Here are priorities of Boomers who expect to move:
* A smaller home (43%)
* An area with a different climate (30%)
* A more affordable home (25%)
* To be closer to family (15%)
* To be in a retirement community (12%)
Those that will be “fixing up the empty nest” have their own priorities – and of course many have already seen their children move out and have taken their priorities and acted upon them. Here’s a breakdown of plans for newly-emptied spaces:
* Guest bedrooms (58%)
* Home offices (39%)
* Craft rooms (28%)
* Entertainment rooms (15%)
“Given the recent housing market crunch, many boomers are recognizing they may be staying put in their current home into their retirement years,” said Corcoran. “Clearly, they’re already thinking about how to make the best possible use of the space they have. The responses in this poll show that most ’empty nest’ remodeling corresponds to a natural shift in life stages and the priorities that change as our lives do.”

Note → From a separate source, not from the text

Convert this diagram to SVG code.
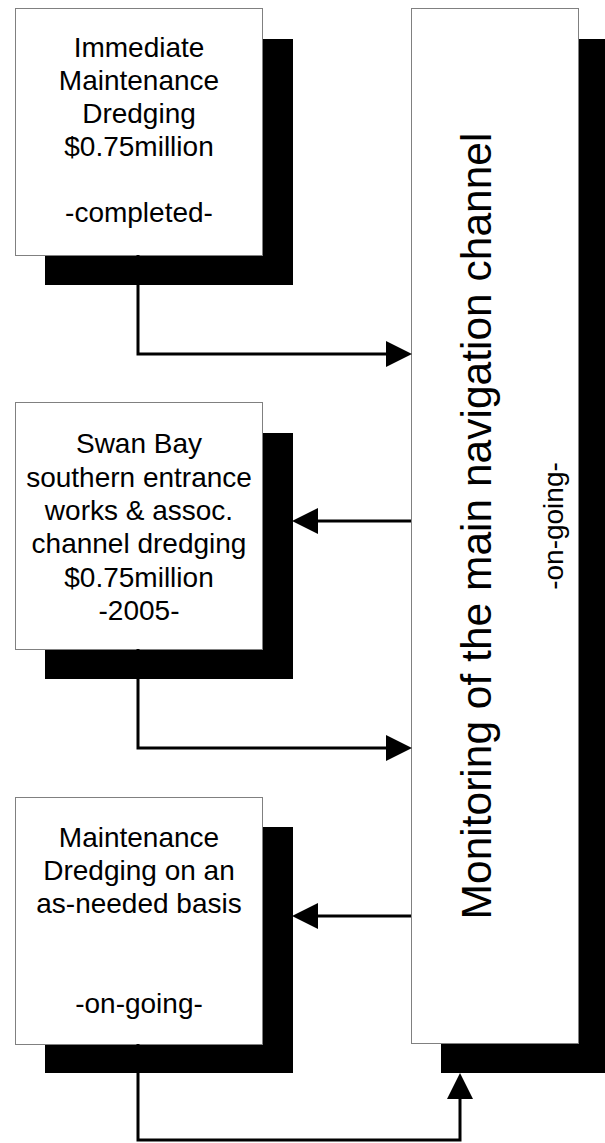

The Boomer generation came of age in a turbulent time – anybody remember the struggle between hippies and hardhats to determine the direction of the nation back in the late 1960s? That wasn’t the only thing going on of course, but in a lot of ways we seem to be right back there, as Occupy Wall Street has come together in opposition to the Tea Party.
One thing is for sure – the Boomers are still here in numbers too big to ignore – broadcasters need to be on top of how Boomers are thinking, living and consuming in their own neck of the woods – and somebody in the market is going to have to learn how to make a living advertising to this group as it ages out of the old advertising agency sweet spot that caps off at 54.